*Goal*:
Check every line for the word "this" and state how many lines have it. Reply with the number alone.

*Entries*:
<<<<
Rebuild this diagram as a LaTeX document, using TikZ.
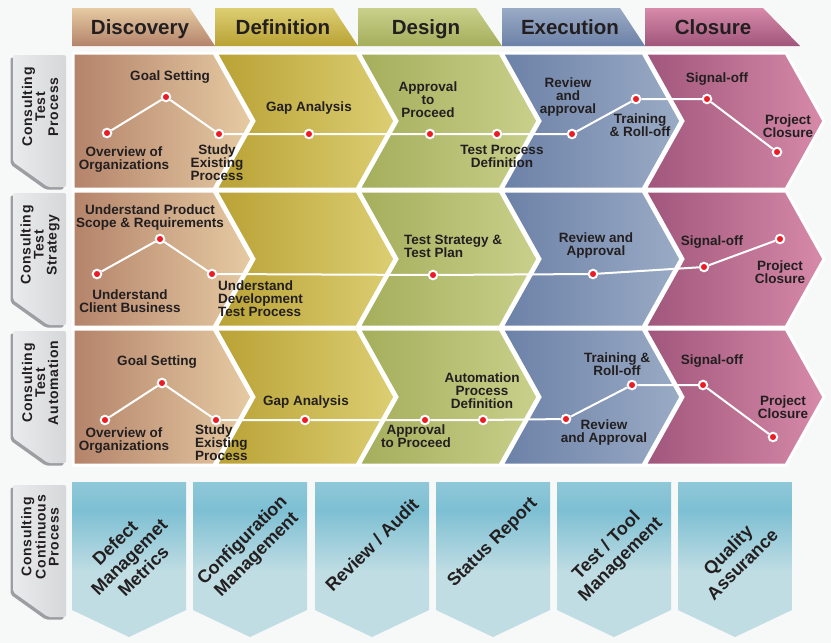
>>>>
<<<<
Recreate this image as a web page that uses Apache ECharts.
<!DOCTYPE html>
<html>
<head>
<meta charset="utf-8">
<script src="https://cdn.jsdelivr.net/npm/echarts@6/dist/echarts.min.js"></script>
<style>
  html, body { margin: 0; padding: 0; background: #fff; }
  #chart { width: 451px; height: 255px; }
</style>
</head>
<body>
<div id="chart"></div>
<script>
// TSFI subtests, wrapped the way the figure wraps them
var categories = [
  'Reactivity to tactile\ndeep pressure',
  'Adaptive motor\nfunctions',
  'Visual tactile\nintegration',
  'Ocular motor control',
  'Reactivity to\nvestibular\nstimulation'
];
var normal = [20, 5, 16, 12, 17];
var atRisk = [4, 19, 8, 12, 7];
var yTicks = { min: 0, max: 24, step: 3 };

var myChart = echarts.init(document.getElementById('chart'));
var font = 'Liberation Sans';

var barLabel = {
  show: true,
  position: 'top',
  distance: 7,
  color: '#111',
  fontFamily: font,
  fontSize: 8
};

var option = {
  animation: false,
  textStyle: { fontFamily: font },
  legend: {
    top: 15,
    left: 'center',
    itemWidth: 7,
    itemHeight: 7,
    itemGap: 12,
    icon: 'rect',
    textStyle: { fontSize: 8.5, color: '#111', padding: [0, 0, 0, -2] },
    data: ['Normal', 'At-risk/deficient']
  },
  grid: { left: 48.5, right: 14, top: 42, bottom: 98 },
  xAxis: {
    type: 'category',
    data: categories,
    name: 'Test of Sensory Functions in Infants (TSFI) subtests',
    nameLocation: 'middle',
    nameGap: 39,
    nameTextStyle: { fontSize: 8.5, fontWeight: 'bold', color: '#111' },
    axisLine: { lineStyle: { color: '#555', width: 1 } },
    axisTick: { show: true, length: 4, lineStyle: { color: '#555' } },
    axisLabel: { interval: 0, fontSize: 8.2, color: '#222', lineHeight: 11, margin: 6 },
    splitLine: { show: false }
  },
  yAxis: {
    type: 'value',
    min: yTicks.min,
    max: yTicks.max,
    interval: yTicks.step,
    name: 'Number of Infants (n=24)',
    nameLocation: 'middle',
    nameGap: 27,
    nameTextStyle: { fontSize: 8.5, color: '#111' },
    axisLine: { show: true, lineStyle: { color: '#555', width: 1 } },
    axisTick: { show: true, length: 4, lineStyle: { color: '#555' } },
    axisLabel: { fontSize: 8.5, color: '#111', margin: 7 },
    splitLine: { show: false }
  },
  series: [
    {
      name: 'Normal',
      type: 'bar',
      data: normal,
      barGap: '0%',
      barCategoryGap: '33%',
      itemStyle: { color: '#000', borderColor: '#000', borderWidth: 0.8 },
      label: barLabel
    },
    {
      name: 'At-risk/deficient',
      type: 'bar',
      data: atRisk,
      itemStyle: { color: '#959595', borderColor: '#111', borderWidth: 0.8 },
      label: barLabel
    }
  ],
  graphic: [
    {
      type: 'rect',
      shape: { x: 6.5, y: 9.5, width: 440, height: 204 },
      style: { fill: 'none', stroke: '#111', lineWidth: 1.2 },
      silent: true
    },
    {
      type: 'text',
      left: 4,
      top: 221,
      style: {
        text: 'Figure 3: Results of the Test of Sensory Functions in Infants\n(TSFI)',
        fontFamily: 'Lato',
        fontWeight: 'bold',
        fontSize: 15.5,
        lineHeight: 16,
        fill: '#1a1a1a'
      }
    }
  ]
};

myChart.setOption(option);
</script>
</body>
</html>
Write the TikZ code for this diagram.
>>>>
*Exercise solution*:
3